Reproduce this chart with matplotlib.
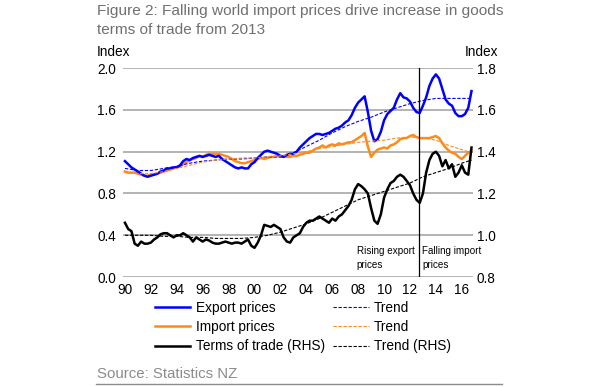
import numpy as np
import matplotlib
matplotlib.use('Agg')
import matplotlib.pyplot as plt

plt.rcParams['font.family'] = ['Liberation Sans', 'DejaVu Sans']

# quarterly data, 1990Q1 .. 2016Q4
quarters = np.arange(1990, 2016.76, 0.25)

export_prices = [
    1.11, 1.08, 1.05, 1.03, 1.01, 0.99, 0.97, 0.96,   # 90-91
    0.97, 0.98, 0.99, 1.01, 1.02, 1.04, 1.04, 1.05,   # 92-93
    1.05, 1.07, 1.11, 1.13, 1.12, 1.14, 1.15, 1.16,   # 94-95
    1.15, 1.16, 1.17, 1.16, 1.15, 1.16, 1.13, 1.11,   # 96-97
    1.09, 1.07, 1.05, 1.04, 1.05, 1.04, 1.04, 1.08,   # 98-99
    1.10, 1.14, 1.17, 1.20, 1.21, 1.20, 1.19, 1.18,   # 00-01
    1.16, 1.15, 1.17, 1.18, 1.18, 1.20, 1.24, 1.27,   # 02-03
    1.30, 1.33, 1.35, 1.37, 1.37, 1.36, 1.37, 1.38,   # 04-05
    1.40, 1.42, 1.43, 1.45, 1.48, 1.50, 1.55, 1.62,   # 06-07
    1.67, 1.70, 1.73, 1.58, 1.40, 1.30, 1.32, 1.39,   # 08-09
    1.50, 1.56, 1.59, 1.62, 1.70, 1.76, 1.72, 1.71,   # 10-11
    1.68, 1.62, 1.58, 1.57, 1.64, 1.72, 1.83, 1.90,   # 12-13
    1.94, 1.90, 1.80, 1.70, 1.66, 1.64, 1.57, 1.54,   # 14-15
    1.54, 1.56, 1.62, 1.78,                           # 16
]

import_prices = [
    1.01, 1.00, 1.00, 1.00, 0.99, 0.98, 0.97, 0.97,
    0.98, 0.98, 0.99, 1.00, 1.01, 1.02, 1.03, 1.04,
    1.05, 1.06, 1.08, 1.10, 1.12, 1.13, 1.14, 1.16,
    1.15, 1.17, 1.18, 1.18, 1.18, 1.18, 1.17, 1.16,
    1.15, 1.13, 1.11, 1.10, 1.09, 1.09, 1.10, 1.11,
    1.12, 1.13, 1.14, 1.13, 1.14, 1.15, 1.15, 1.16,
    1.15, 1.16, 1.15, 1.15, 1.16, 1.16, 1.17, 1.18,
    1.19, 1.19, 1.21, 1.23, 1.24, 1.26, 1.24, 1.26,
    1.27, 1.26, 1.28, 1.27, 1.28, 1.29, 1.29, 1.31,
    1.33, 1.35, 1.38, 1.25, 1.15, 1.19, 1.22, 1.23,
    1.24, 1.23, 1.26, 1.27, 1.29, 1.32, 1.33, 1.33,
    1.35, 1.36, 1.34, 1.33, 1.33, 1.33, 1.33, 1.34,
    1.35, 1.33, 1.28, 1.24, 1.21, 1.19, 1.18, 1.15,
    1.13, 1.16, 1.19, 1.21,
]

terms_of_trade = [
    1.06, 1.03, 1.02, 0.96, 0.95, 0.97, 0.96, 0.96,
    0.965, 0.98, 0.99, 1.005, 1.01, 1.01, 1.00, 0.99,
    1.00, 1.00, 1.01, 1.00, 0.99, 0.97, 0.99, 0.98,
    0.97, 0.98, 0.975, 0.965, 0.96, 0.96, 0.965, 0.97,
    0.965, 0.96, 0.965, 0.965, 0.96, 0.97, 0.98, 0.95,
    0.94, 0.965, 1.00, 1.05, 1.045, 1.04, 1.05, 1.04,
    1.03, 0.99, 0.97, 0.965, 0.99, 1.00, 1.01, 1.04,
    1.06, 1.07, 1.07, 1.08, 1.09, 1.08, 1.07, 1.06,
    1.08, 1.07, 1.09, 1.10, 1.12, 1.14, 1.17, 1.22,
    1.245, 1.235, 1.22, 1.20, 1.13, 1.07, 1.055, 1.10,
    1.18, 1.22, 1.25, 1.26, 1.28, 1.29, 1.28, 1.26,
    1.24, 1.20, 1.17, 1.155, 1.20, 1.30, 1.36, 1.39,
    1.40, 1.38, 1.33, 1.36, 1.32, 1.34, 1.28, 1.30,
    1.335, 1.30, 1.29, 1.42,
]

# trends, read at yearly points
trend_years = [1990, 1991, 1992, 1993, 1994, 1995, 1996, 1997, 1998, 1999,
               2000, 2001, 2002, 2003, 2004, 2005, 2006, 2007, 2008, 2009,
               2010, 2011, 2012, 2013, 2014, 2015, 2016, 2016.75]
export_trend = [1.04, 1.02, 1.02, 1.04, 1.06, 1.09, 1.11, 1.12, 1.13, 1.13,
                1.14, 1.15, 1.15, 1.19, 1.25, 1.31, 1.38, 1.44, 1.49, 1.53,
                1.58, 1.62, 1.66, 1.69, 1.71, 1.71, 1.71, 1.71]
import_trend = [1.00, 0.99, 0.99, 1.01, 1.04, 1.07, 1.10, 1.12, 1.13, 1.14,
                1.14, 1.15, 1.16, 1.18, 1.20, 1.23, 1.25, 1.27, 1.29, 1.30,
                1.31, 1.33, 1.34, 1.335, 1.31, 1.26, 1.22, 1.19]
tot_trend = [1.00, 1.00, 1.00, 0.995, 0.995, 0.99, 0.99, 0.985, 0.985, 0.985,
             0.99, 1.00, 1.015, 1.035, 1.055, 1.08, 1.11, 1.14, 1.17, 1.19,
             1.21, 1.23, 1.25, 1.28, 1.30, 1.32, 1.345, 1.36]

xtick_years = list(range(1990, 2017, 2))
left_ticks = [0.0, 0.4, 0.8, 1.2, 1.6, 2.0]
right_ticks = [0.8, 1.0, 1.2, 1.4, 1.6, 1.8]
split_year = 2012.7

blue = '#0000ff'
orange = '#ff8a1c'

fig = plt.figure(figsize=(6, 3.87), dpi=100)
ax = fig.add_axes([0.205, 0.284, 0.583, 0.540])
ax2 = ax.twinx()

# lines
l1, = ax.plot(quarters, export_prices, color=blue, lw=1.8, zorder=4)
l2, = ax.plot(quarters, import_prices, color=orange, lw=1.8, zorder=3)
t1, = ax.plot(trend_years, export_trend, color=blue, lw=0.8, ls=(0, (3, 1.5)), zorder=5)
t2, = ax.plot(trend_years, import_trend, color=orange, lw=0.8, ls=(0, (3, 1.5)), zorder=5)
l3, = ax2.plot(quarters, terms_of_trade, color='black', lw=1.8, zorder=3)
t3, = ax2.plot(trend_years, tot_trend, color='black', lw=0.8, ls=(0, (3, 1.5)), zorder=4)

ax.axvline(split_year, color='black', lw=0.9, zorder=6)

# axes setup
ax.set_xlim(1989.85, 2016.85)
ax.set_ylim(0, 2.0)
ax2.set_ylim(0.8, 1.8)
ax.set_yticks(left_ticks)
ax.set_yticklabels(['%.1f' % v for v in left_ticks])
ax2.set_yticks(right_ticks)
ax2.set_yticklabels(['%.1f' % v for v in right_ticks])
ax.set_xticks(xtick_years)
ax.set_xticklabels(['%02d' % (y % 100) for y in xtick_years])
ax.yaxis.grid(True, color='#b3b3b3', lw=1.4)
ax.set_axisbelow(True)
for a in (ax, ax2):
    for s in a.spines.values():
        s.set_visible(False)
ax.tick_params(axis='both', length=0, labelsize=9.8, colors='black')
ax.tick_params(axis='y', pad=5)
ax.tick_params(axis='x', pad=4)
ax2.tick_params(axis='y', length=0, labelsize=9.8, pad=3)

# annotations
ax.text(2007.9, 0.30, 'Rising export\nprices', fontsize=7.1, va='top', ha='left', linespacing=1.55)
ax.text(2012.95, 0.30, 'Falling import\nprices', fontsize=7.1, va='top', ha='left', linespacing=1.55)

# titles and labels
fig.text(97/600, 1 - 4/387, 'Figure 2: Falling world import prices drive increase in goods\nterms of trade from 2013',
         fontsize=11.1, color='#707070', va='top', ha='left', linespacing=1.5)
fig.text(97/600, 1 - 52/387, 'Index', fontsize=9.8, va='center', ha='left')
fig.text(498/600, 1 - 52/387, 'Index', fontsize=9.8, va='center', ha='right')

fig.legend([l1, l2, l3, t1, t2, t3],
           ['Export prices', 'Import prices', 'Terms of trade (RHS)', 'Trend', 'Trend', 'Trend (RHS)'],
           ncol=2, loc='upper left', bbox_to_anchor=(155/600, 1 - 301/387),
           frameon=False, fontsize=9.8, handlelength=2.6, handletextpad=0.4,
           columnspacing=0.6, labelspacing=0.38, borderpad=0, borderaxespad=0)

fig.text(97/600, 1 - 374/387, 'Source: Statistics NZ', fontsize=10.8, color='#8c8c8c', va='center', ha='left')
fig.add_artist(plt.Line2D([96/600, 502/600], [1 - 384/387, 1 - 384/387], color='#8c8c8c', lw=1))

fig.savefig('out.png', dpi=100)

__________

* [TASK PROMPT] Omit the pictures, then repeat exactly each line from the beginning of the listing through the line with "quarters = np.arange(1990, 2016.76, 0.25)".

* [WRITTEN ANSWER]
Reproduce this chart with matplotlib.
import numpy as np
import matplotlib
matplotlib.use('Agg')
import matplotlib.pyplot as plt

plt.rcParams['font.family'] = ['Liberation Sans', 'DejaVu Sans']

# quarterly data, 1990Q1 .. 2016Q4
quarters = np.arange(1990, 2016.76, 0.25)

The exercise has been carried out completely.